The request:
In the entries below, find the lines that contain the word "this" and copy them.

[Code that draws figures]
_ _ _
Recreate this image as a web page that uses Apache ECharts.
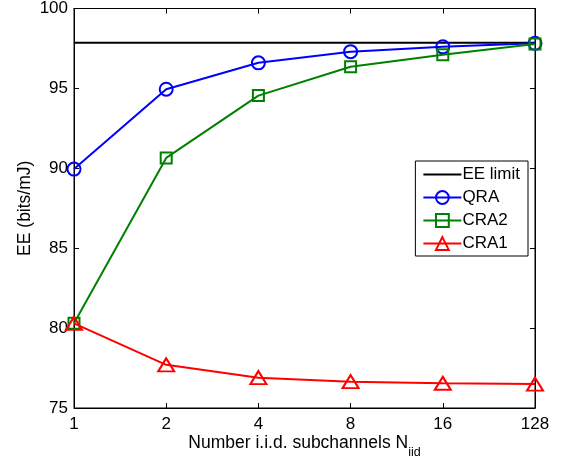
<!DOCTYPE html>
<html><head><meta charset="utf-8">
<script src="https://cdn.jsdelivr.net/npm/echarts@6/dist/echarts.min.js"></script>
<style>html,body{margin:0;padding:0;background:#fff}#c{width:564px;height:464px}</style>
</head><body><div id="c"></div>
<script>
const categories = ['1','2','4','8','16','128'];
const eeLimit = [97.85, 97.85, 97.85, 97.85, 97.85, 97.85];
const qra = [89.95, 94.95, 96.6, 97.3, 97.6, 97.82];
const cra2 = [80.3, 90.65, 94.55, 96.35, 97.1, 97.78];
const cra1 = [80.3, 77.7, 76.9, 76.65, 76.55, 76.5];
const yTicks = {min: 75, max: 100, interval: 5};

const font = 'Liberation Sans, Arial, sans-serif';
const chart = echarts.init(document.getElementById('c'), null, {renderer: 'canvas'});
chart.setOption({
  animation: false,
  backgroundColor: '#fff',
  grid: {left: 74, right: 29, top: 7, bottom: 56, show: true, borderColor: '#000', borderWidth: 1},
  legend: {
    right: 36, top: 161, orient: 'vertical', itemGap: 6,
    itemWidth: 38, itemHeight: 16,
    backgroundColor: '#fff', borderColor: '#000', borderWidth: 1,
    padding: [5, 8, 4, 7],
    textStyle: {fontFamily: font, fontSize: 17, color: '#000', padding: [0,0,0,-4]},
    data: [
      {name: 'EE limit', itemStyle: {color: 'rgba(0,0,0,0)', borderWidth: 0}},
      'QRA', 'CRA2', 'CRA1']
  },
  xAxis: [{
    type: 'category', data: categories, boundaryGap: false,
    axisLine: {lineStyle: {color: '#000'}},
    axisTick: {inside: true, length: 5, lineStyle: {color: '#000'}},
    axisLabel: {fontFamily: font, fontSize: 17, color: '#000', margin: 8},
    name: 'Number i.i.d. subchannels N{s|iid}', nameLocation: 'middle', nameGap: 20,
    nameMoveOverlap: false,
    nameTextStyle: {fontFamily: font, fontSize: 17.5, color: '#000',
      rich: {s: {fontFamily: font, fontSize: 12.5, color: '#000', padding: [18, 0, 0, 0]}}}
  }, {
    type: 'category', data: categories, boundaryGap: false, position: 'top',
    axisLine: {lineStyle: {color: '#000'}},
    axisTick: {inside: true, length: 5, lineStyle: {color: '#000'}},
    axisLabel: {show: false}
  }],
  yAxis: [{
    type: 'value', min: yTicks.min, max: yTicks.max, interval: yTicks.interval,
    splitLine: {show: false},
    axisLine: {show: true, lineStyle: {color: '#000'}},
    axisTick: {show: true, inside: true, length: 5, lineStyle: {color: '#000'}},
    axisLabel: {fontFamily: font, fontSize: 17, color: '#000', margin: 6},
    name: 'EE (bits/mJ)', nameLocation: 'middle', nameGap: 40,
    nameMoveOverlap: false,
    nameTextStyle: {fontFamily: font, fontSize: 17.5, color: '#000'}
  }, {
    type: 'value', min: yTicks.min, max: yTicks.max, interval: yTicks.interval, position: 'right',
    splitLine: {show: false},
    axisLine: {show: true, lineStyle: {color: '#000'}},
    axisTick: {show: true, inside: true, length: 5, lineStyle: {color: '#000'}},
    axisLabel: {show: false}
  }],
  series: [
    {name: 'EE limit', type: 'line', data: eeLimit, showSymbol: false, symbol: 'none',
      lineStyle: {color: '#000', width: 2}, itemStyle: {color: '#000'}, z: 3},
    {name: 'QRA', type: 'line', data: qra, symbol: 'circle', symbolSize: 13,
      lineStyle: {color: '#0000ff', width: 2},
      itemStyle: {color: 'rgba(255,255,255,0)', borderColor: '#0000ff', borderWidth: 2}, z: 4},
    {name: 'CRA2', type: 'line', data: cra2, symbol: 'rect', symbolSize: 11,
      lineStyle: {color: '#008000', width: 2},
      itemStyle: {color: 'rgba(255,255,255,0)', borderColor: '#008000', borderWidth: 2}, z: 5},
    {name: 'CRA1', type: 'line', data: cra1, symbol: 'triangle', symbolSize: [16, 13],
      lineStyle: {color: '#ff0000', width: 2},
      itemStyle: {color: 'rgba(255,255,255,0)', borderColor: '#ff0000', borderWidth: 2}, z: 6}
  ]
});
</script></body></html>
_ _ _
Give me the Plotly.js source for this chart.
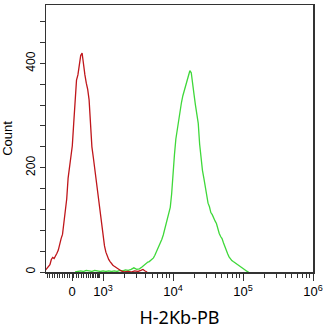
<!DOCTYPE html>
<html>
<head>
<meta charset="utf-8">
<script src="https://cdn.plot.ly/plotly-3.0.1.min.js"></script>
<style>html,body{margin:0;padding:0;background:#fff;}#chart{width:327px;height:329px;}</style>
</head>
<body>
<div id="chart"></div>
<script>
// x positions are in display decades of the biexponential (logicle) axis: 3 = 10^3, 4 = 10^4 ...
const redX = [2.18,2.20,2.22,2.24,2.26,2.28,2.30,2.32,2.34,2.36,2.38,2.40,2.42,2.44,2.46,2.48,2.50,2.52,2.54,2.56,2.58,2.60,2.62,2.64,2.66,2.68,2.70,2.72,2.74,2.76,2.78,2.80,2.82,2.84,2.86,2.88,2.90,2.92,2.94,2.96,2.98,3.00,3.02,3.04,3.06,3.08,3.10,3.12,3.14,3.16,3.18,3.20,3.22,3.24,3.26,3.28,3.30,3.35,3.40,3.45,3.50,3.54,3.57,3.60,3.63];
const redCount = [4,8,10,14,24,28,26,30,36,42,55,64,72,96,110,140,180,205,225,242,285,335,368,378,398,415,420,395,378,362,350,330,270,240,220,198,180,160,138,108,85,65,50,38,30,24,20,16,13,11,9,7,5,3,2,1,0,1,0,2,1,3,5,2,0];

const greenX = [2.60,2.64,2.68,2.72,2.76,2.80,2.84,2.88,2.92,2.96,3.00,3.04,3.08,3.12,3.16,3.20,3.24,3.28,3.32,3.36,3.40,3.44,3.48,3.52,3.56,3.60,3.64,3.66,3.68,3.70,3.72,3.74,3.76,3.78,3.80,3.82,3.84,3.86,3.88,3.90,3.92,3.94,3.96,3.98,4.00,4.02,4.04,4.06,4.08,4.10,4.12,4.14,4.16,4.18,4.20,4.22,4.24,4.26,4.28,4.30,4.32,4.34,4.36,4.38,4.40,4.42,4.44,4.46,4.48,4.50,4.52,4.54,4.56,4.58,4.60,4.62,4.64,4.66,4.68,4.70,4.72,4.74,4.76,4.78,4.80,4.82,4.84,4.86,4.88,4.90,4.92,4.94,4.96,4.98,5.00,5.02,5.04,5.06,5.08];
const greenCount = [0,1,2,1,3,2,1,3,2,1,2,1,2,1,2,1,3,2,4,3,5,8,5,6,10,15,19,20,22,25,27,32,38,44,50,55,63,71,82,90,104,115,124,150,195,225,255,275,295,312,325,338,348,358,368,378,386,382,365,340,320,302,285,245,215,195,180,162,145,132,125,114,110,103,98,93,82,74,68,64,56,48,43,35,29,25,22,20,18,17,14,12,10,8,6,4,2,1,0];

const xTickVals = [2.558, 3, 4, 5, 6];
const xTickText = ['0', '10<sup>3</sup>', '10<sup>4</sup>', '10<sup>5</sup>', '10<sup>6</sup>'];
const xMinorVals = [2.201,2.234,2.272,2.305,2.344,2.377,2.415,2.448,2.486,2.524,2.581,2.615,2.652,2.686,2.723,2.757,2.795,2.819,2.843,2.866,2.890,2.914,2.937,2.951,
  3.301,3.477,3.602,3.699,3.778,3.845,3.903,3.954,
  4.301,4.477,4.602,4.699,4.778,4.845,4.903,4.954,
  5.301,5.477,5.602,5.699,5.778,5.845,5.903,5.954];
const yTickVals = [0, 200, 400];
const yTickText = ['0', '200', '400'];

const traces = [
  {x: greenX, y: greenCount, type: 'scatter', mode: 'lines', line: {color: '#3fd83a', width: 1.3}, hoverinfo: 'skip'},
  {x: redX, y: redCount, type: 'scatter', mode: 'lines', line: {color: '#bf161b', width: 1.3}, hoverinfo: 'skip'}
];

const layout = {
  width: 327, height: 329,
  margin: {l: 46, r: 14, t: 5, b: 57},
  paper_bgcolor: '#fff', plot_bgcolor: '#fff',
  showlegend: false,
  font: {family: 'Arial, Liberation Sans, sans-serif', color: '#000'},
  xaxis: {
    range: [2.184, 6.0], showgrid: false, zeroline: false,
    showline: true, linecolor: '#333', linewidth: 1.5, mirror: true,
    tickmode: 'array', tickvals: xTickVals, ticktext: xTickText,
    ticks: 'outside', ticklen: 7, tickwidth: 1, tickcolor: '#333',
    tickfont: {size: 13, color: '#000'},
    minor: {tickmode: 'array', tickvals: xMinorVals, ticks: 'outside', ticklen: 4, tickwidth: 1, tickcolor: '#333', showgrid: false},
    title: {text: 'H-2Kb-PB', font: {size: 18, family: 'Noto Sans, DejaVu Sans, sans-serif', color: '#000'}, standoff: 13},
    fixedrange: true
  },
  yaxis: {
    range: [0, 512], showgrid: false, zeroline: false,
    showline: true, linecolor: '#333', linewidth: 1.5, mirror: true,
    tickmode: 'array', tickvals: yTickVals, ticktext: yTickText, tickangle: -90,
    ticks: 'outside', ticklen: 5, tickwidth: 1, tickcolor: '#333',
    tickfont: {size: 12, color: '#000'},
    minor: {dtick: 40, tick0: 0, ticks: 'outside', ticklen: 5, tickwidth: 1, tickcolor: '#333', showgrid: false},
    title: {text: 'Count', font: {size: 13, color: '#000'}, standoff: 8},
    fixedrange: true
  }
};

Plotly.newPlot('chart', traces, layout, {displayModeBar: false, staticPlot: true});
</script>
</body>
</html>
_ _ _
Response:
Recreate this image as a web page that uses Apache ECharts.
Give me the Plotly.js source for this chart.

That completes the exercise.